Matching MIG wire diameter to the metal and your welder is the difference between a clean bead and either burn-through or a cold, piled-up weld. This selector recommends a wire size from the base metal, its thickness, and your machine’s maximum amperage, and explains the amperage range and gas that go with it.
How it works
Each wire diameter melts cleanly only within a usable amperage band, and the amperage you need scales with material thickness. The tool matches them:
1. estimate the amperage needed for the thickness (~1 amp per 0.001 in for steel)

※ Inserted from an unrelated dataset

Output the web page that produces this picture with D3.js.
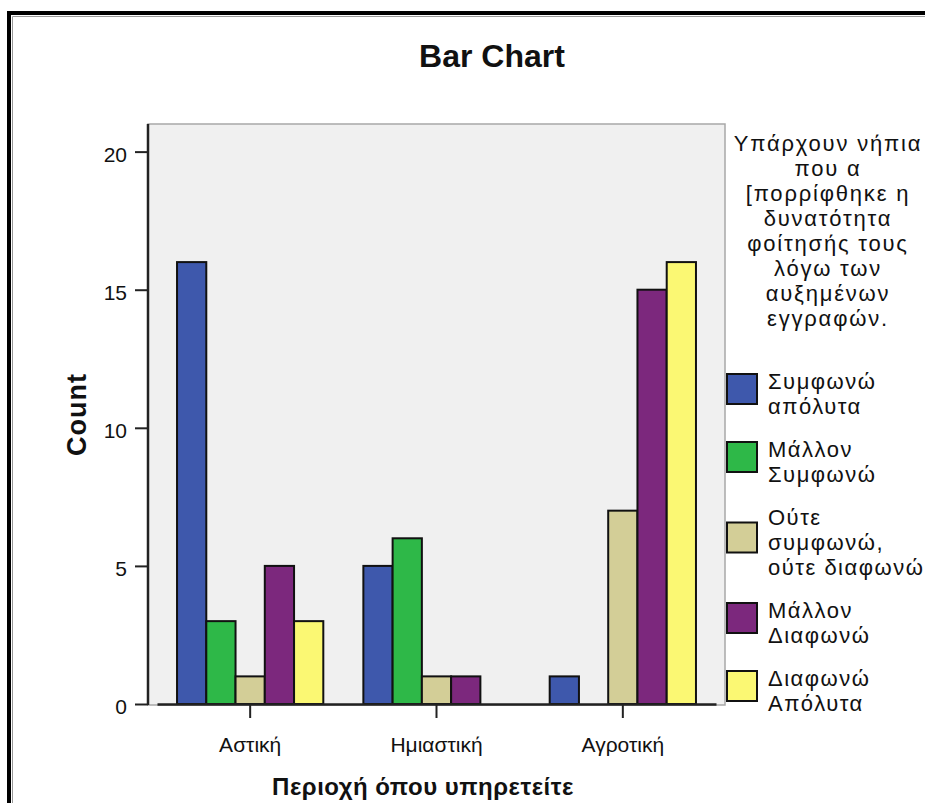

2. pick the smallest wire whose usable range covers that amperage
3. require the welder max amperage to reach that range
Thin sheet needs small wire so it melts at low current without blowing through; heavy plate needs large wire to deposit metal quickly at high current. Aluminum is sized up slightly because it feeds and conducts heat differently from steel.
Example and tips
For 16-gauge (about 0.060 inch) mild steel, the job wants roughly 60-90 amps, which points to .030 wire on a typical 140-amp machine. For 3/8-inch plate the tool calls for .035 or .045 to reach the 200-amp-plus range, assuming your welder can supply it. Always set wire feed speed and voltage from the wire maker’s chart for the chosen diameter, use the matching shielding gas, and run a test bead on scrap before welding the real joint.